TOMORROW YOU GO HOME

One Man’s Harrowing Imprisonment in a Modern-Day Russian Gulag

by Tig Hague

Pub Date: Oct. 1st, 2008
ISBN: 978-1-592-40375-2
Publisher: Gotham Books

Highly readable account of an innocuous business trip to Russia that resulted in a two-year stretch in jail.

British businessman Hague begins with his July 2003 arrest in Moscow’s Sheremetyevo 2 airport, where he was pulled aside after a tiny amount of hashish was found in his luggage. Unaware that a bribe would likely have secured his freedom, he subsequently endured punishing incarceration in various jails, while his physical and mental well-being slowly deteriorated. The author limns the failings of the Russian justice system in meticulous detail, drawing on the copious notes he made during his time behind bars. His story makes alarming reading. Along the way he met some colorful fellow prisoners who were in much worse shape than he.
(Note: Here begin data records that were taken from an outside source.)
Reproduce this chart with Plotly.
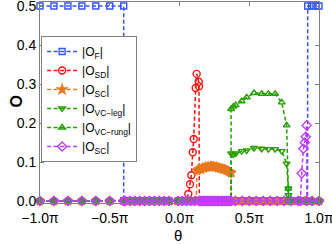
import plotly.graph_objects as go

# ---- data (theta in units of pi) ----
ZERO_GRID = [-1.0, -0.9, -0.8, -0.7, -0.6, -0.5, -0.4, -0.39, -0.355, -0.32, -0.285, -0.25,
             -0.215, -0.18, -0.145, -0.11, -0.075, -0.01, 0.02, 0.05, 0.08, 0.11,
             0.14, 0.15, 0.16, 0.17, 0.18, 0.19, 0.20, 0.21, 0.22, 0.23, 0.24, 0.25, 0.26,
             0.27, 0.28, 0.29, 0.30, 0.31, 0.32, 0.33, 0.34, 0.35, 0.36, 0.37,
             0.40, 0.45, 0.50, 0.55, 0.60, 0.65, 0.70, 0.75, 0.80, 0.85, 0.90, 0.95, 1.0]

F_left_theta = [-1.0, -0.9, -0.8, -0.7, -0.6, -0.5, -0.4]
F_left_vals = [0.5, 0.5, 0.5, 0.5, 0.5, 0.5, 0.5]
F_right_theta = [0.918, 0.919, 0.948, 0.978, 1.0]
F_right_vals = [0.0, 0.5, 0.5, 0.5, 0.5]

SD_theta = [0.063, 0.075, 0.085, 0.095, 0.102, 0.116, 0.123, 0.138, 0.140, 0.142]
SD_vals = [0.018, 0.043, 0.066, 0.125, 0.159, 0.290, 0.326, 0.306, 0.294, 0.0]

SC_theta = [0.120, 0.125, 0.135, 0.145, 0.155, 0.165, 0.175, 0.185, 0.195, 0.205, 0.215,
            0.225, 0.235, 0.245, 0.255, 0.265, 0.275, 0.285, 0.295, 0.305, 0.315,
            0.325, 0.335, 0.345, 0.355, 0.365, 0.371, 0.372]
SC_vals = [0.0, 0.078, 0.081, 0.083, 0.081, 0.086, 0.084, 0.088, 0.086, 0.089, 0.087,
           0.090, 0.088, 0.089, 0.087, 0.088, 0.085, 0.086, 0.083, 0.084, 0.081,
           0.082, 0.079, 0.078, 0.076, 0.074, 0.072, 0.0]

LEG_theta = [0.369, 0.370, 0.386, 0.403, 0.446, 0.482, 0.534, 0.589, 0.637, 0.685,
             0.733, 0.768, 0.780, 0.781, 0.782]
LEG_vals = [0.0, 0.122, 0.119, 0.122, 0.128, 0.130, 0.136, 0.134, 0.133, 0.133,
            0.128, 0.096, 0.032, 0.015, 0.0]

RUNG_theta = [0.369, 0.370, 0.386, 0.403, 0.446, 0.482, 0.534, 0.589, 0.637, 0.685,
              0.733, 0.768, 0.780, 0.782]
RUNG_vals = [0.0, 0.236, 0.242, 0.246, 0.256, 0.266, 0.277, 0.275, 0.275, 0.275,
             0.253, 0.194, 0.032, 0.0]

SC2_theta = [0.866, 0.876, 0.888, 0.898, 0.905, 0.912, 0.913]
SC2_vals = [0.0, 0.071, 0.134, 0.150, 0.165, 0.194, 0.0]

X_TICKS = [-1.0, -0.5, 0.0, 0.5, 1.0]
X_LABELS = ["\u22121.0\u03c0", "\u22120.5\u03c0", "0.0\u03c0", "0.5\u03c0", "1.0\u03c0"]
Y_TICKS = [0.0, 0.1, 0.2, 0.3, 0.4, 0.5]
Y_LABELS = ["0.0", "0.1", "0.2", "0.3", "0.4", "0.5"]


def assemble(act_theta, act_vals):
    lo, hi = act_theta[0], act_theta[-1]
    left = [t for t in ZERO_GRID if t < lo]
    right = [t for t in ZERO_GRID if t > hi]
    xs = left + list(act_theta) + right
    ys = [0.0] * len(left) + list(act_vals) + [0.0] * len(right)
    return xs, ys


def assemble_F():
    mid = [t for t in ZERO_GRID if F_left_theta[-1] < t < F_right_theta[0]]
    xs = F_left_theta + [F_left_theta[-1]] + mid + F_right_theta
    ys = F_left_vals + [0.0] + [0.0] * len(mid) + F_right_vals
    return xs, ys


BLUE = "#3355ff"
RED = "#ff1010"
ORANGE = "#e8781e"
GREEN = "#22a000"
PURPLE = "#c03cff"
DASH = "4px,2.5px"

series = [
    ("|O<sub>F</sub>|", assemble_F(), BLUE, "square-open", 6),
    ("|O<sub>SD</sub>|", assemble(SD_theta, SD_vals), RED, "circle-open", 7),
    ("|O<sub>SC</sub>|", assemble(SC_theta, SC_vals), ORANGE, "star", 7),
    ("|O<sub>VC\u2212leg</sub>|", assemble(LEG_theta, LEG_vals), GREEN, "triangle-down-open", 6),
    ("|O<sub>VC\u2212rung</sub>|", assemble(RUNG_theta, RUNG_vals), GREEN, "triangle-up-open", 6),
    ("|O<sub>SC</sub>|", assemble(SC2_theta, SC2_vals), PURPLE, "diamond-open", 7),
]

fig = go.Figure()
for name, (xs, ys), col, sym, sz in series:
    fig.add_trace(go.Scatter(
        x=xs, y=ys, name=name, mode="lines+markers",
        line=dict(color=col, width=1.5, dash=DASH),
        marker=dict(symbol=sym, size=sz, color=col, line=dict(color=col, width=1.4)),
        cliponaxis=False,
    ))

axis_common = dict(showline=True, linecolor="#808080", linewidth=1, mirror="ticks",
                   ticks="inside", ticklen=4, tickcolor="#808080", showgrid=False,
                   zeroline=False, ticklabeloverflow="allow", automargin=False,
                   tickfont=dict(family="Liberation Sans, Arial", size=14, color="black"))

fig.update_layout(
    width=332, height=245,
    margin=dict(l=40, r=13, t=2, b=42),
    paper_bgcolor="white", plot_bgcolor="white",
    font=dict(family="Liberation Sans, Arial", size=14, color="black"),
    xaxis=dict(range=[-1.0, 1.0], tickvals=X_TICKS, ticktext=X_LABELS,
               ticklabelstandoff=2, **axis_common),
    yaxis=dict(range=[-0.005, 0.5103], tickvals=Y_TICKS, ticktext=Y_LABELS, **axis_common),
    legend=dict(x=0.004, y=0.831, xanchor="left", yanchor="top",
                bgcolor="white", bordercolor="#808080", borderwidth=1,
                font=dict(family="Liberation Sans, Arial", size=12, color="black"),
                itemwidth=30, tracegroupgap=0),
    showlegend=True,
    annotations=[
        dict(text="<b>O</b>", x=-0.122, y=0.507, xref="paper", yref="paper",
             showarrow=False, textangle=-90, font=dict(size=16, color="black")),
        dict(text="\u03b8", x=0.495, y=-0.164, xref="paper", yref="paper",
             showarrow=False, xanchor="center", yanchor="middle",
             font=dict(size=15, color="black")),
    ],
)

fig.write_html("out.html", config={"displayModeBar": False},
               post_script="document.body.style.margin='0';")
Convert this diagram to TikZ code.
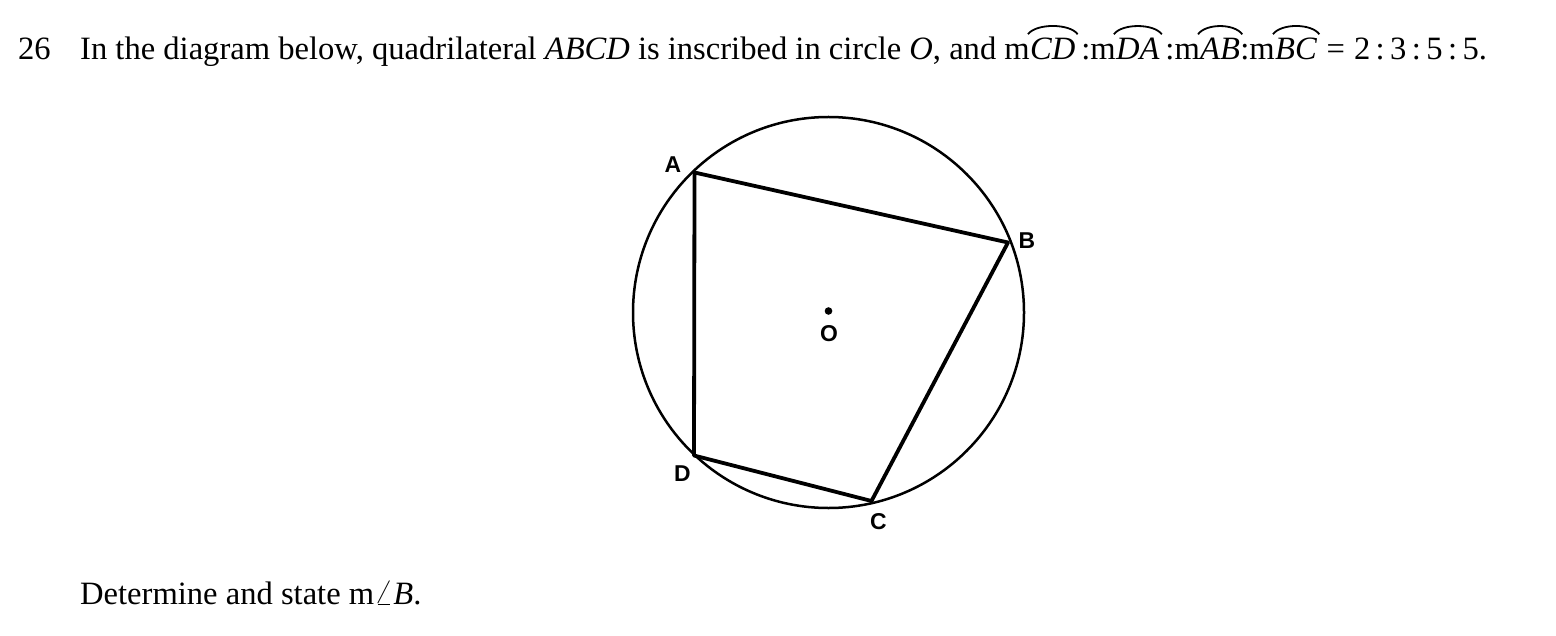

An eternal optimist named Zubi taught Hague how to survive on the inside, and he struck up a genuine friendship with a character named Boodoo John. Hague’s faraway parents and ever-faithful girlfriend Lucy supplied him with materials to bribe the authorities, who eventually permitted him and Lucy to get married in the brutal surroundings of a Mordovian jail. The book is replete with insights conveyed through small details, such as the incredible trouble taken to conceal Zubi’s smuggled cell phone. Hague depicts his Russian jailers in Zone 22 as unscrupulous roughnecks, just as trapped within the system as the prisoners they presided over. Their meager wages meant they could never have afforded the items he gave them as bribes: computers, a bed and huge cartons of cigarettes. The author comes across as a likable guy who should never have found himself in such a predicament; his Everyman quality makes the memoir work, although a few pages about his post-prison life would have been welcome.

Ends somewhat abruptly, but for the most part a real page-turner.